**Given instruction:** What number of lines contain the word "matplotlib"? Reply with the number and nothing else.

**Collected data:**
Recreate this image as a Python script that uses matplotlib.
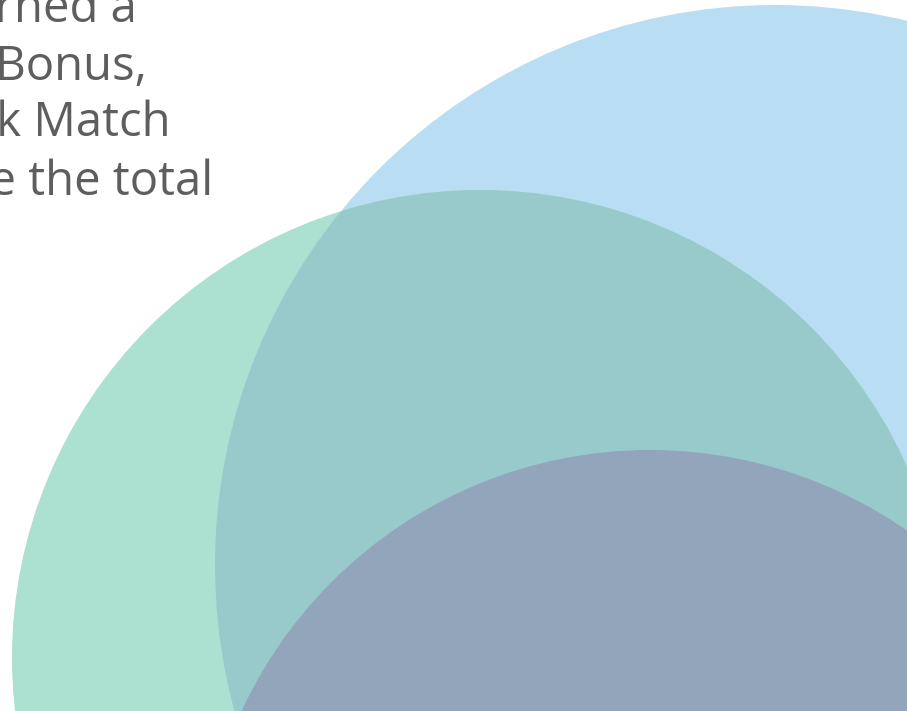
import matplotlib.pyplot as plt
from matplotlib.patches import Circle

# circles in pixel space of the picture (x, y from top, radius)
circle_names = ["blue", "green", "dark"]
circle_x = [775, 480, 650]
circle_y = [565, 658, 900]
circle_r = [560, 468, 450]
circle_colors = ["#B9DEF3", "#ACE0D1", "#93A5BA"]
overlap_color = "#99CACB"

text_lines = ["earned a", " Bonus,", "Quick Match", "are the total"]
text_right = [137, 147, 171, 213]
text_base = [22, 80, 137, 195]

fig = plt.figure(figsize=(9.07, 7.11), dpi=100)
ax = fig.add_axes([0, 0, 1, 1])
ax.set_xlim(0, 907)
ax.set_ylim(711, 0)
ax.axis("off")

blue = Circle((circle_x[0], circle_y[0]), circle_r[0], color=circle_colors[0], lw=0)
green = Circle((circle_x[1], circle_y[1]), circle_r[1], color=circle_colors[1], lw=0)
ax.add_patch(blue)
ax.add_patch(green)

# overlap of blue and green
ov = Circle((circle_x[1], circle_y[1]), circle_r[1], color=overlap_color, lw=0)
ax.add_patch(ov)
ov.set_clip_path(blue)

dark = Circle((circle_x[2], circle_y[2]), circle_r[2], color=circle_colors[2], lw=0)
ax.add_patch(dark)

for line, xr, yb in zip(text_lines, text_right, text_base):
    ax.text(xr, yb, line, ha="right", va="baseline", fontsize=34,
            family="Open Sans", color="#5E5E5E")

fig.savefig("out.png", dpi=100)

**Response to the task:** 3